Friday, December 13, 2013
The Associated Press
CONCORD, N.H. – New Hampshire is poised to become the 19th state to allow seriously ill people to possess and use marijuana for medical reasons.
The Legislature voted 284-66 Wednesday on compromise legislation that Gov. Maggie Hassan has said she will sign.
The bill allows patients diagnosed with cancer, Crohn's disease and other conditions to possess up to 2 ounces of marijuana obtained from one of four dispensaries authorized by the state.
The dispensaries could have a maximum of 80 marijuana plants, 160 seedlings and 80 ounces of marijuana or 6 ounces per qualifying patient. They also would have a limit of three mature cannabis plants, 12 seedlings and 6 ounces for each patient who designates the dispensary as a treatment center.
The compromise eliminated an option to grow the drug at home.

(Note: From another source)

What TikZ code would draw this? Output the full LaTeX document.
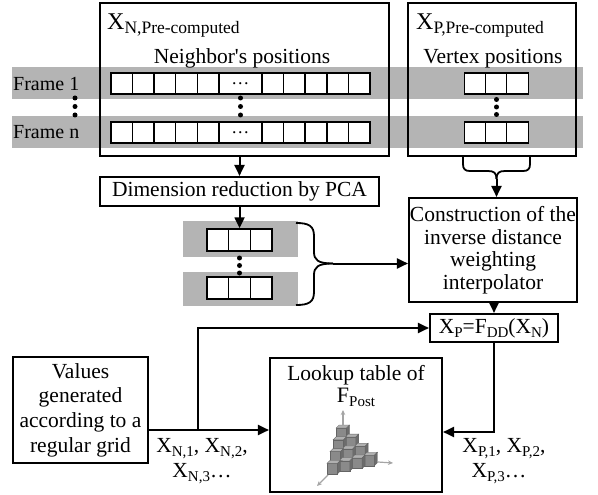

Hassan withdrew her objections to the bill once the home-grow provision was removed.
Home-grow option supporters had argued that some patients need legal access to the drug now and that waiting for dispensaries to start operating put them through needless suffering. They said it could take the state close to a year to write regulations for dispensaries and another year or more for them to begin operations.

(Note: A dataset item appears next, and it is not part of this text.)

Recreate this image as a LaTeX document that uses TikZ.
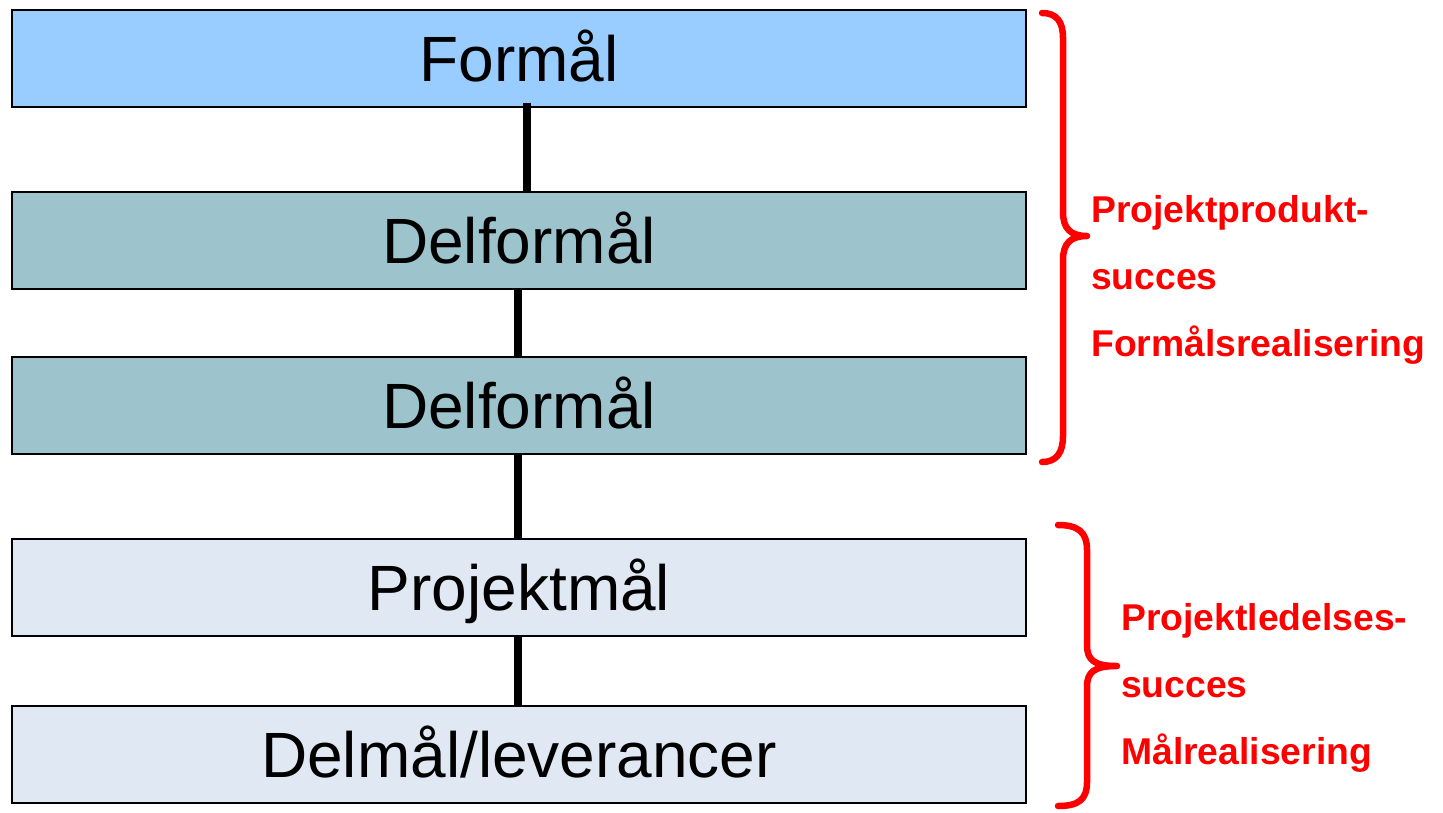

The compromise agreed to last week calls for the commission implementing the new system to be appointed as soon as the bill is passed.
To qualify for medical marijuana, a person would have to have been a patient of the prescribing doctor for at least 90 days, have tried other remedies and have exhibited certain symptoms. Only New Hampshire residents would qualify.
The compromise dropped post-traumatic stress disorder as a qualifying condition.
Hassan said last week she would sign the compromise because it is the compassionate and right policy for the state.
"This legislation has been a long time coming and is a much-needed victory for those with serious illnesses who find significant relief in medical marijuana," said Matt Simon, a New Hampshire-based legislative analyst for the Marijuana Policy Project.
Currently, 18 states and the District of Columbia allow the medical use of marijuana.
Simon said the Illinois Legislature approved similar legislation in May and it is awaiting the governor's signature.